Content Marketing: Which brings us to content marketing. What we marketers used to call “blogging” has gotten a lot more extensive in the last few years. B2B marketers spend a lot of time developing content marketing campaigns that attract potential customers and ultimately drive purchase. Content marketing includes articles, resources, templates, podcasts, infographics, and more. These are all examples of “inbound” marketing: a customer-first approach to create experiences that attract customers by meeting their needs and interests. (In contrast, “outbound” marketing consists of things like television commercials, billboards, and print advertisements, none of which I have mentioned in this blog as good ways to get your first customers because of their prohibitive costs.)
Networking: When trying to sell a service to another business, there’s no better place to start than your professional network. If you’re a consultant going out on your own, you will already know some key players in your industry. Additionally, websites like LinkedIn are making it easier to connect with professionals than ever before.
B2B product sales might be the most challenging first sales to make of them all. You’re likely trying to sell long-term contracts to established players who may already have a solution for what you’re offering.
Website: Creating a website that makes it easy for your B2B customers to view your product catalog and attributes is as important here as it is for B2B services. B2B product buyers, whether they are manufacturers or distributors, will perform extensive research before making purchase decisions.
Trade Shows: Trade shows have taken a hit over the last few years, especially due to the pandemic, but they are beginning to take hold once again. An industry trade show or conference is a great way to meet customers and introduce new products, and it doesn’t hurt that you can take these potential buyers out to dinner.
Networking: Most B2B product entrepreneurs don’t just stumble into their new business; typically they have worked in the industry at some level, possibly even for a company that is now your competitor.

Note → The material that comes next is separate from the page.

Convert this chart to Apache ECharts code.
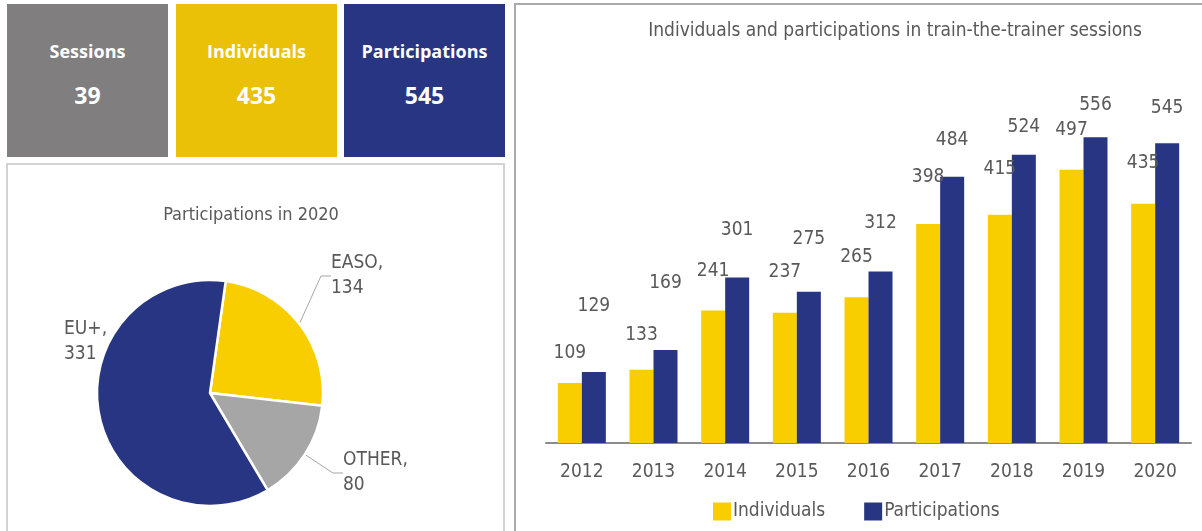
<!DOCTYPE html>
<html>
<head>
<meta charset="utf-8">
<script src="https://cdn.jsdelivr.net/npm/echarts@6/dist/echarts.min.js"></script>
<style>
  html, body { margin: 0; padding: 0; background: #fff; }
  body { width: 1202px; height: 531px; position: relative; overflow: hidden; font-family: 'Open Sans', 'Noto Sans', sans-serif; }
  .kpi { position: absolute; top: 4px; width: 161px; height: 153px; color: #fff; text-align: center; font-weight: bold; }
  .kpi .name { position: absolute; left: 0; right: 0; top: 34px; font-size: 18px; line-height: 26px; }
  .kpi .num { position: absolute; left: 0; right: 0; top: 74px; font-size: 23px; line-height: 34px; }
  .panel { position: absolute; box-sizing: border-box; }
  #piePanel { left: 6px; top: 163px; width: 499px; height: 400px; border: 2px solid #d3d3d3; }
  #barPanel { left: 514px; top: 3px; width: 700px; height: 560px; border: 2px solid #a9a9a9; }
  #main { position: absolute; left: 0; top: 0; width: 1202px; height: 531px; }
</style>
</head>
<body>
<div id="kpiBoxes"></div>
<div class="panel" id="piePanel"></div>
<div class="panel" id="barPanel"></div>
<div id="main"></div>
<script>
// kpi boxes
var kpiNames = ['Sessions', 'Individuals', 'Participations'];
var kpiValues = [39, 435, 545];
var kpiColors = ['#807e7f', '#ebc108', '#283583'];

// bar chart data
var years = ['2012', '2013', '2014', '2015', '2016', '2017', '2018', '2019', '2020'];
var individuals = [109, 133, 241, 237, 265, 398, 415, 497, 435];
var participations = [129, 169, 301, 275, 312, 484, 524, 556, 545];
// label lift above each bar (the original labels were moved by hand)
var indLabelGap = [20, 25, 30, 31, 31, 38, 36, 30, 31];
var partLabelGap = [56, 57, 38, 43, 39, 27, 18, 23, 26];

// pie data
var pieNames = ['EASO', 'OTHER', 'EU+'];
var pieValues = [134, 80, 331];
var pieColors = ['#f9ce00', '#a6a6a6', '#283583'];
var pieLabelPos = [[331, 276], [343, 473], [64, 342]];

var box = document.getElementById('kpiBoxes');
var lefts = [7, 176, 344];
kpiNames.forEach(function (n, i) {
  var d = document.createElement('div');
  d.className = 'kpi';
  d.style.left = lefts[i] + 'px';
  d.style.background = kpiColors[i];
  d.innerHTML = '<div class="name">' + n + '</div><div class="num">' + kpiValues[i] + '</div>';
  box.appendChild(d);
});

var txt = '#595959';
var font = "'Liberation Sans Narrow', 'DejaVu Sans Condensed', 'Noto Sans', sans-serif";

var myChart = echarts.init(document.getElementById('main'), null, { renderer: 'canvas' });

var option = {
  animation: false,
  textStyle: { fontFamily: font },
  title: [
    {
      text: 'Individuals and participations in train-the-trainer sessions',
      left: 890, top: 17, textAlign: 'center',
      textStyle: { fontFamily: font, fontSize: 19, fontWeight: 'normal', color: txt }
    },
    {
      text: 'Participations in 2020',
      left: 246, top: 201, textAlign: 'center',
      textStyle: { fontFamily: font, fontSize: 18, fontWeight: 'normal', color: txt }
    }
  ],
  legend: {
    data: ['Individuals', 'Participations'],
    left: 713, top: 502,
    padding: 0,
    itemWidth: 18, itemHeight: 18, itemGap: 39,
    icon: 'rect',
    textStyle: { fontFamily: font, fontSize: 19, color: txt, padding: [0, 0, 0, -3] }
  },
  grid: { left: 546, right: 11, top: 58, bottom: 88 },
  xAxis: {
    type: 'category',
    data: years,
    axisLine: { lineStyle: { color: '#8c8c8c', width: 2 } },
    axisTick: { show: false },
    axisLabel: { fontFamily: font, fontSize: 19, color: txt, margin: 20 }
  },
  yAxis: { type: 'value', min: 0, max: 700, show: false, splitLine: { show: false } },
  series: [
    {
      name: 'Individuals',
      type: 'bar',
      barGap: 0,
      barCategoryGap: '33%',
      itemStyle: { color: '#f9ce00' },
      label: { show: true, position: 'top', fontFamily: font, fontSize: 19, color: txt },
      data: individuals.map(function (v, i) {
        return { value: v, label: { distance: indLabelGap[i] } };
      })
    },
    {
      name: 'Participations',
      type: 'bar',
      itemStyle: { color: '#283583' },
      label: { show: true, position: 'top', fontFamily: font, fontSize: 19, color: txt },
      data: participations.map(function (v, i) {
        return { value: v, label: { distance: partLabelGap[i] } };
      })
    },
    {
      name: 'Participations in 2020',
      type: 'pie',
      center: [210, 393],
      radius: 113,
      startAngle: 82,
      clockwise: true,
      legendHoverLink: false,
      itemStyle: { borderColor: '#fff', borderWidth: 2.5 },
      label: {
        show: true,
        formatter: '{b},\n{c}',
        fontFamily: font, fontSize: 19, lineHeight: 25, color: txt
      },
      labelLine: { show: true, length: 10, length2: 10, lineStyle: { color: '#a6a6a6', width: 1 } },
      labelLayout: function (p) {
        var pos = pieLabelPos[p.dataIndex];
        return { x: pos[0], y: pos[1], align: 'left', verticalAlign: 'middle' };
      },
      data: pieNames.map(function (n, i) {
        var d = { name: n, value: pieValues[i], itemStyle: { color: pieColors[i] } };
        if (n === 'EU+') d.labelLine = { show: false };
        return d;
      })
    }
  ]
};

myChart.setOption(option);
</script>
</body>
</html>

Reach out to your contacts (but of course obey those non-competes; you never want to burn bridges in relationship marketing) and make sure they know you’ve gone out on your own.
Growing Your Customer Base
As you move forward with your marketing strategy, your focus can shift from the bottom of the funnel to the middle and the top. But as you communicate with potential buyers, keep in mind that telling stories is only part of marketing; it’s just as important to listen to your customers so you can fine-tune both your product and your message.
But when you first open, it is best to target the customers who are most likely to buy now. Take the time to truly understand who these customers are and start building a brand that entices them. And remember, it is never too early to begin marketing: Building anticipation before your launch can lead to demand from the moment your doors open.